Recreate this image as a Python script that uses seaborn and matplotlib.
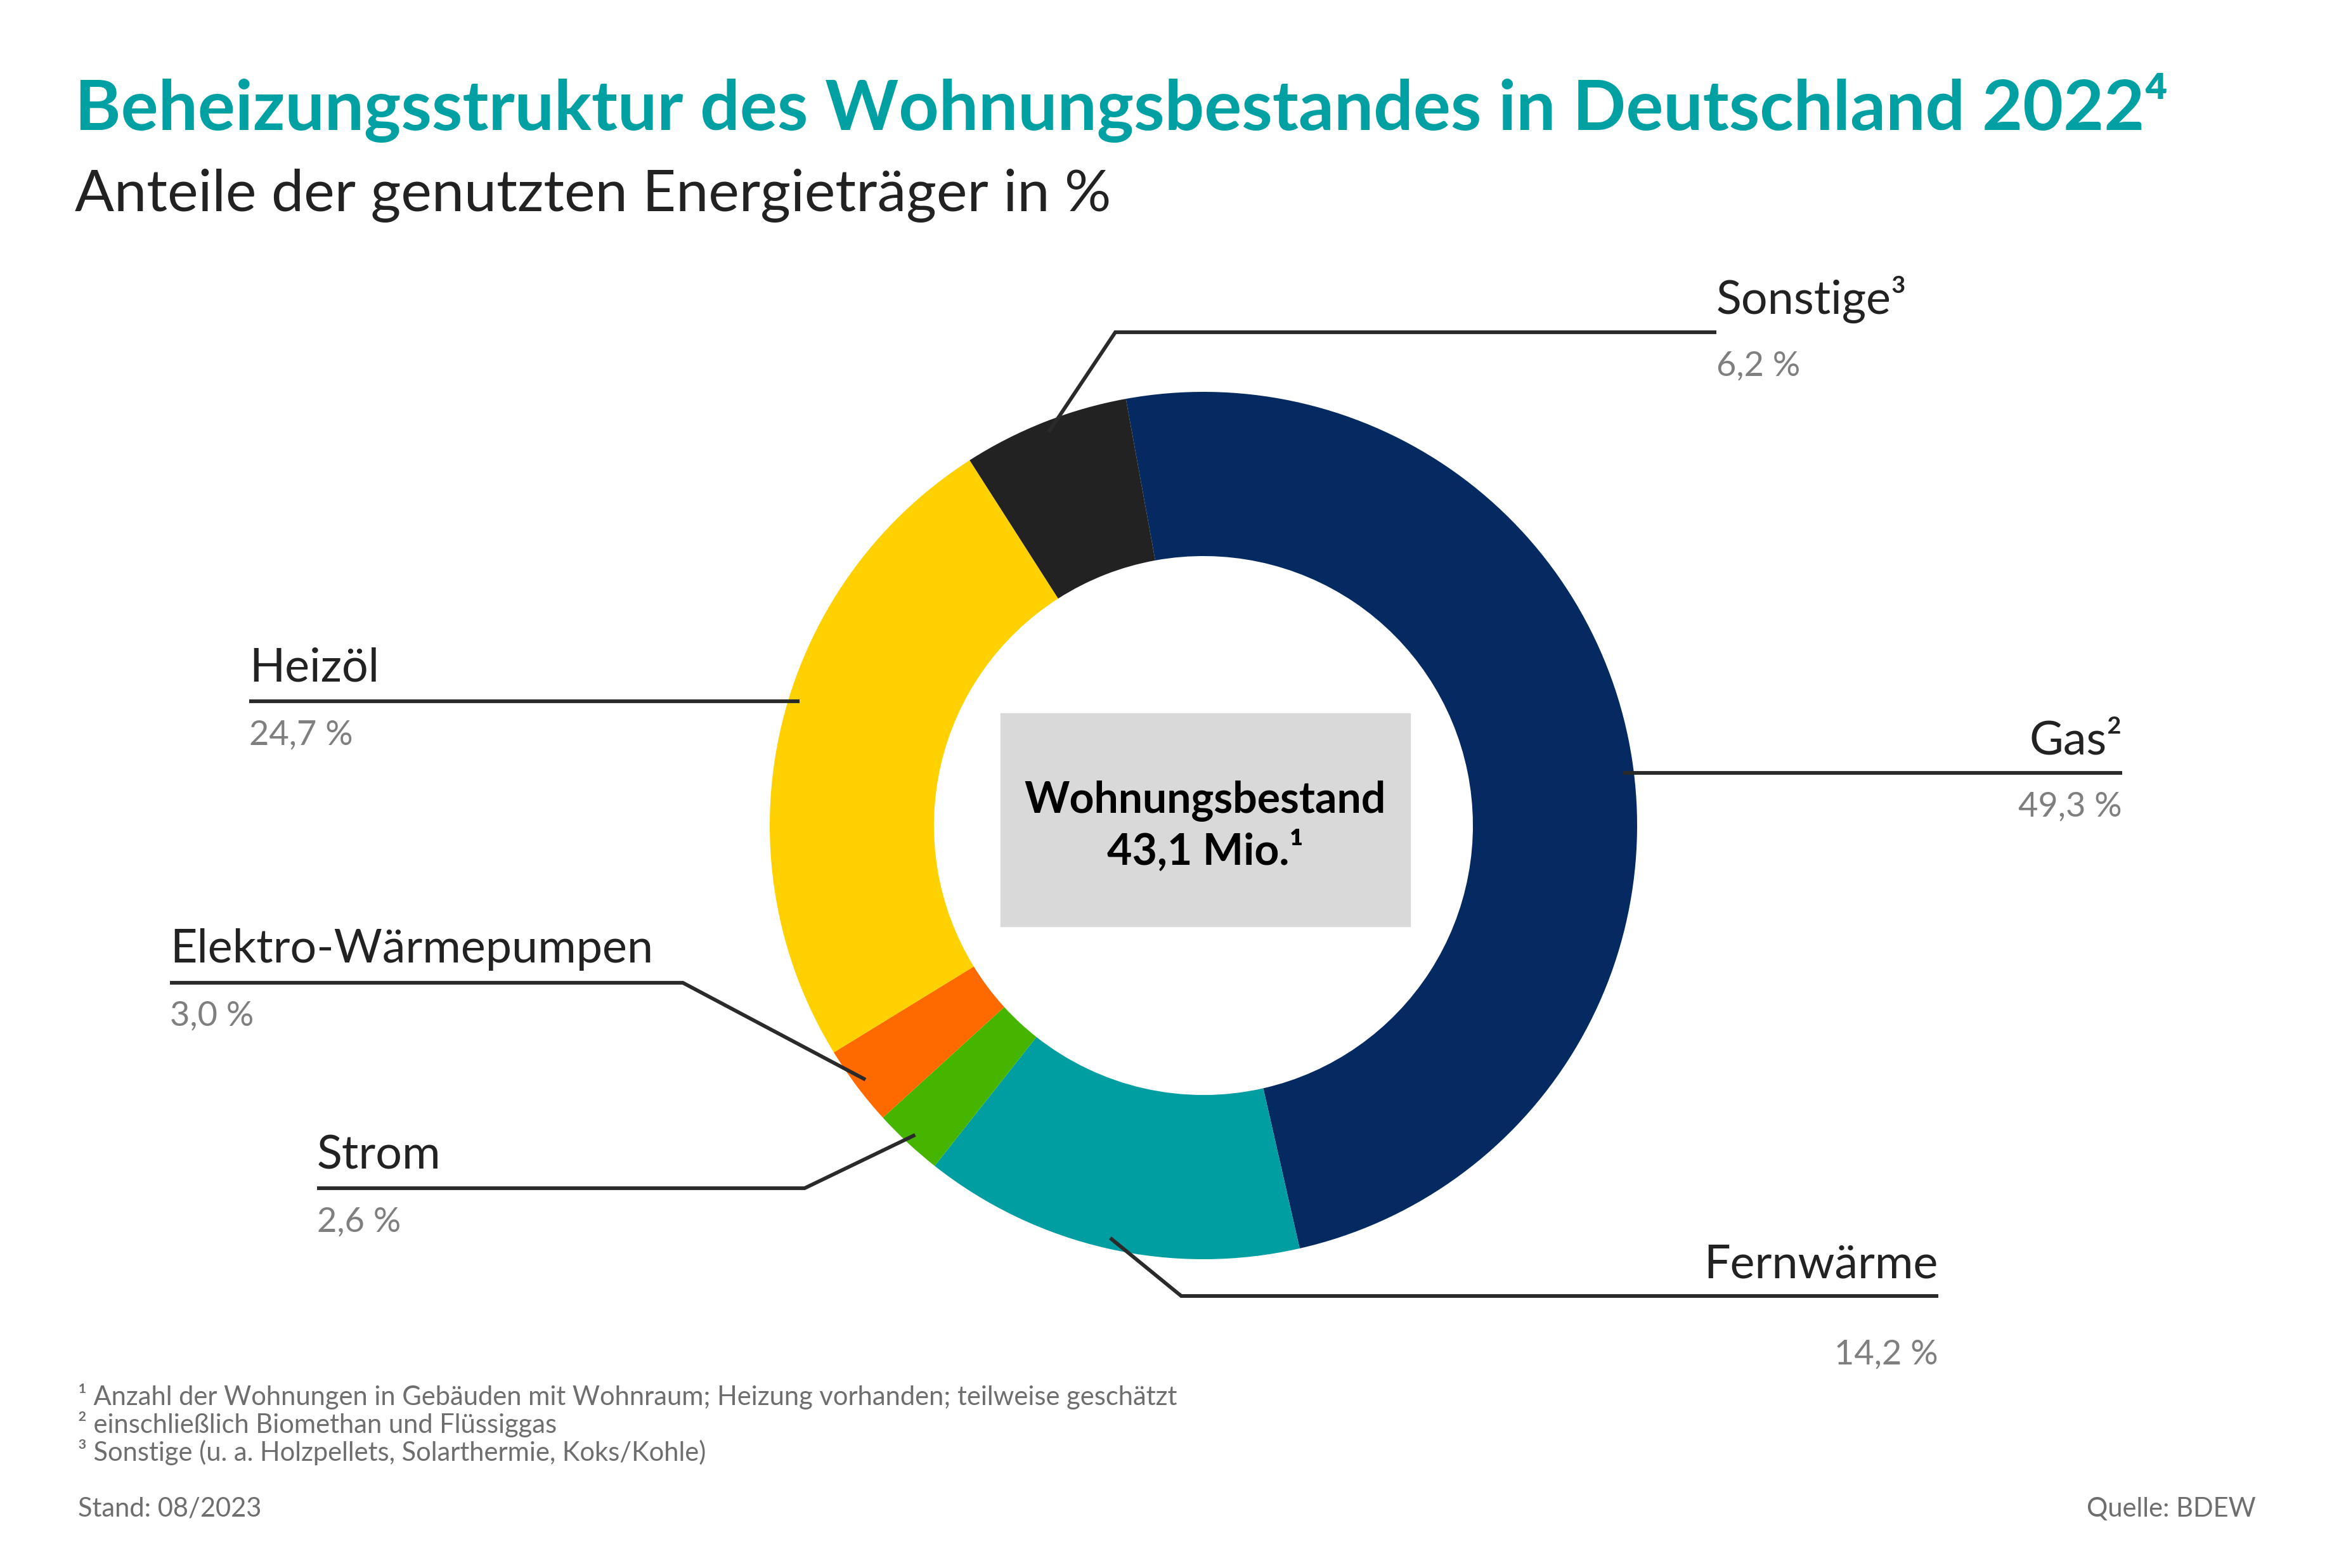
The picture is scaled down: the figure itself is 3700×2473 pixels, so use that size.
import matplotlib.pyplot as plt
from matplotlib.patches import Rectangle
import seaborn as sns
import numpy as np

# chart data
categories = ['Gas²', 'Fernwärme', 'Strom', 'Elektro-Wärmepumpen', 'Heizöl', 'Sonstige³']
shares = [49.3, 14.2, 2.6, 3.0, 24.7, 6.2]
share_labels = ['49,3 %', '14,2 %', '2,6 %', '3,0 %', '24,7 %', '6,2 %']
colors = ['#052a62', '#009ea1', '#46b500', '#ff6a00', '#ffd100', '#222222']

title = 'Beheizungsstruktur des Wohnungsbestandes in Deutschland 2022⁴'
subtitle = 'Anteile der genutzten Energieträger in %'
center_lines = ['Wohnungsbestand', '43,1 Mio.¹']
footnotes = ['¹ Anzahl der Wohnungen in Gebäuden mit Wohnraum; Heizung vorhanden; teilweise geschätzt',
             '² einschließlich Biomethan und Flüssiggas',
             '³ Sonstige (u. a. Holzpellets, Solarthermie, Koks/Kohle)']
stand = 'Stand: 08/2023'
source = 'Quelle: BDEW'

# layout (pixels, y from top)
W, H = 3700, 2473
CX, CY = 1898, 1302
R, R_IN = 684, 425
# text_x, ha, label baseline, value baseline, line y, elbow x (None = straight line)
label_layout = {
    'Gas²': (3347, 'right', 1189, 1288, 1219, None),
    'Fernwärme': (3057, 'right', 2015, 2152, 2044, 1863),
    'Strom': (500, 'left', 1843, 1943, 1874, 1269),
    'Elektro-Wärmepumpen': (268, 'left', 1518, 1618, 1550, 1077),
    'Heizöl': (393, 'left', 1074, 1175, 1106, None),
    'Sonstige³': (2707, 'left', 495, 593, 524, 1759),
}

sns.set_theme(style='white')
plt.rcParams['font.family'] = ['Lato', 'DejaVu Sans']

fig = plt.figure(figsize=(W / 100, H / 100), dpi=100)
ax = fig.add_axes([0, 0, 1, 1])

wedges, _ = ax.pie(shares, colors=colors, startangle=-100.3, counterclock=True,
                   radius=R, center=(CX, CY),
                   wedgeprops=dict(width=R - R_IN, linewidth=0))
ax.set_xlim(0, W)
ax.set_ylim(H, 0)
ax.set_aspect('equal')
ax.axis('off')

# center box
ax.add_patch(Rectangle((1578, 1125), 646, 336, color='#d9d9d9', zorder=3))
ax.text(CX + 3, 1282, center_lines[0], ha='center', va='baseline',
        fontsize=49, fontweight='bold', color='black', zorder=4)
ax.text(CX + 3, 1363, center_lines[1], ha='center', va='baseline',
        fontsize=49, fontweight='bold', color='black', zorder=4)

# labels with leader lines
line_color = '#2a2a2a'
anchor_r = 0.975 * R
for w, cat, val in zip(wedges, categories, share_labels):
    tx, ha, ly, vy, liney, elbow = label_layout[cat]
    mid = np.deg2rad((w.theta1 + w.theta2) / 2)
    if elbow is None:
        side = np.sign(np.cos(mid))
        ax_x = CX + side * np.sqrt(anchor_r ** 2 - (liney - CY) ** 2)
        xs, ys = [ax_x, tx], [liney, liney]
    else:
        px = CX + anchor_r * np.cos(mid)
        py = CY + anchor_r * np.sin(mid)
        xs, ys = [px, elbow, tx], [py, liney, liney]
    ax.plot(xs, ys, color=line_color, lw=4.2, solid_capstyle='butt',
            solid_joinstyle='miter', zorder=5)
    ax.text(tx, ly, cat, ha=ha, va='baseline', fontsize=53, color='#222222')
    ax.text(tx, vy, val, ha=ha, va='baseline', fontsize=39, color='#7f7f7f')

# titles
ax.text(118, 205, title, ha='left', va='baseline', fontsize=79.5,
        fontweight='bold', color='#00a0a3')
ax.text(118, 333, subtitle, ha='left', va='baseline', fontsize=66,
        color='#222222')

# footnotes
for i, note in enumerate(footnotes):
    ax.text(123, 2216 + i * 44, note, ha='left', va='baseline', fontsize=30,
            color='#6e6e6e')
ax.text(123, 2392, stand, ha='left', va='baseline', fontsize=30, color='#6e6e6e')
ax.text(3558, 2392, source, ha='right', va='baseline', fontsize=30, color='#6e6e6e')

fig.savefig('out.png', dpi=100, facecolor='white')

===============

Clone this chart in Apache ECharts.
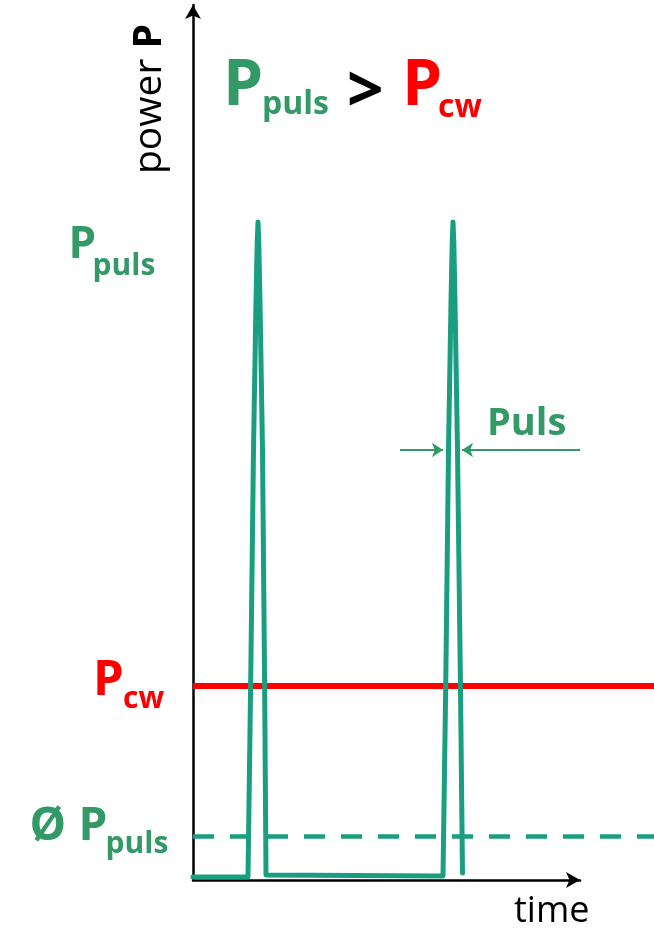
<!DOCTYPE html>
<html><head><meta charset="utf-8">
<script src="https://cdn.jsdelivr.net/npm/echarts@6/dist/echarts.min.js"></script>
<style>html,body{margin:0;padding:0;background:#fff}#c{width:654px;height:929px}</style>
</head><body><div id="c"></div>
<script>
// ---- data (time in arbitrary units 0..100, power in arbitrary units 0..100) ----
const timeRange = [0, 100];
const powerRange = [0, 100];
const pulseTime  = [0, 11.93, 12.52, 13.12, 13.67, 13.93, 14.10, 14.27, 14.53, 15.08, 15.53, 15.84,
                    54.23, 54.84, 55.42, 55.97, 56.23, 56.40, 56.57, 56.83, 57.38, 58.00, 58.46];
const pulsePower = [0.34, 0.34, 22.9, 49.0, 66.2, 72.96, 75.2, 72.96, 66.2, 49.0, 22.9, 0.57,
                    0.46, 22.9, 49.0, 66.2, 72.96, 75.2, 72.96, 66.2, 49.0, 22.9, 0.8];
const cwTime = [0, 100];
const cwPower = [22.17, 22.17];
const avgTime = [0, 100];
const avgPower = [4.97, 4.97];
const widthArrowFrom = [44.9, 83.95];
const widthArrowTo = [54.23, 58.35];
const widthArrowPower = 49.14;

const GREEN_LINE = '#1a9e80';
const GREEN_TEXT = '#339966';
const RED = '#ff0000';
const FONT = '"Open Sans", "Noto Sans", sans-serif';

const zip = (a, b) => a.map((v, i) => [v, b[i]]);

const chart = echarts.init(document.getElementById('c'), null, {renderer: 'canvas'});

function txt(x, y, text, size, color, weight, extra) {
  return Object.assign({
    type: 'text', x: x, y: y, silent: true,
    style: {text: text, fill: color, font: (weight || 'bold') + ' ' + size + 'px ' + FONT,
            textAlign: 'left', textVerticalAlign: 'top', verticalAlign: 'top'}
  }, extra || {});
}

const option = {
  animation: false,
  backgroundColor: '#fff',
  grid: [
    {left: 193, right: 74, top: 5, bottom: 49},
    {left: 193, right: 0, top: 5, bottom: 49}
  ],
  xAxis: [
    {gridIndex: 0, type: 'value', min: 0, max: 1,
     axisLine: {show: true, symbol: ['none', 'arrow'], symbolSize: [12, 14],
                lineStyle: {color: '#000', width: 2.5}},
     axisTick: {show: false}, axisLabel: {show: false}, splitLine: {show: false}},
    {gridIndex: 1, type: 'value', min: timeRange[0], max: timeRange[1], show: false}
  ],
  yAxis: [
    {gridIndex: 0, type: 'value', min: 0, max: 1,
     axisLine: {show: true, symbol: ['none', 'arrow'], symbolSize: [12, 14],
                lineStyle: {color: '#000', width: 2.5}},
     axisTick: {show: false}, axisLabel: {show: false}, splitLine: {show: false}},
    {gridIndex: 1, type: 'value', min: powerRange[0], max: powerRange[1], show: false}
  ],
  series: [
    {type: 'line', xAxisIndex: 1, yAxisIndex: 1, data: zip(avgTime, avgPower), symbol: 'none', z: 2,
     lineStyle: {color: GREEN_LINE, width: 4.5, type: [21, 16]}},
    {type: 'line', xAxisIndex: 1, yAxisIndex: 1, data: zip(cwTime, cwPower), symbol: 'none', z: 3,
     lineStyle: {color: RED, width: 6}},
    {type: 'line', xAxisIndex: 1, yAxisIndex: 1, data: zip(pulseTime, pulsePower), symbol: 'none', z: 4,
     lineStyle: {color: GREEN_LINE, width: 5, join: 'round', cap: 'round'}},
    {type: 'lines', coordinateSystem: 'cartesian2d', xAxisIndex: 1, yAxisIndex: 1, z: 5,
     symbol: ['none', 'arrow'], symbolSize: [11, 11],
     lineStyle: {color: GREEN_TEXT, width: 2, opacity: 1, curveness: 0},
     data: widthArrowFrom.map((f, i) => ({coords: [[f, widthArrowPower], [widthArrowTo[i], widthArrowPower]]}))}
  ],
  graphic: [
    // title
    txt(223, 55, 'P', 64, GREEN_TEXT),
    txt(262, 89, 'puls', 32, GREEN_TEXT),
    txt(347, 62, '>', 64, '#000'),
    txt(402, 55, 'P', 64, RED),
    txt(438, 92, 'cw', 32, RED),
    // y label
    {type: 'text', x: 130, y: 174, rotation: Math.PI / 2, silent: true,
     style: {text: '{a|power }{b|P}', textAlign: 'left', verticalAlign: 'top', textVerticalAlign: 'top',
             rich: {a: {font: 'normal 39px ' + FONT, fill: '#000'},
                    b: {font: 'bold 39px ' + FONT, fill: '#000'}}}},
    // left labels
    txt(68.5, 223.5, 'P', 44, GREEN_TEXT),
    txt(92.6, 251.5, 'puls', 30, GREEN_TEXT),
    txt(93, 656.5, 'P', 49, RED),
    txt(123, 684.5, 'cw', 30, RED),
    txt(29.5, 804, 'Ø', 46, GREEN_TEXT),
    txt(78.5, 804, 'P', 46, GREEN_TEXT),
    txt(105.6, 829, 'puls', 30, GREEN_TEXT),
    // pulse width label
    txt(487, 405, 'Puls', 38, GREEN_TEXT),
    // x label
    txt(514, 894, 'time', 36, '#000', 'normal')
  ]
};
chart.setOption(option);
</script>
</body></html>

===============

▶ **PROBLEM**
Give again, exactly as written above, every line from the one holding "Recreate this image" to the one holding "import numpy as np", with both ends kept and the pictures left out.

▶ **ANSWER TO THIS EXERCISE**
Recreate this image as a Python script that uses seaborn and matplotlib.
The picture is scaled down: the figure itself is 3700×2473 pixels, so use that size.
import matplotlib.pyplot as plt
from matplotlib.patches import Rectangle
import seaborn as sns
import numpy as np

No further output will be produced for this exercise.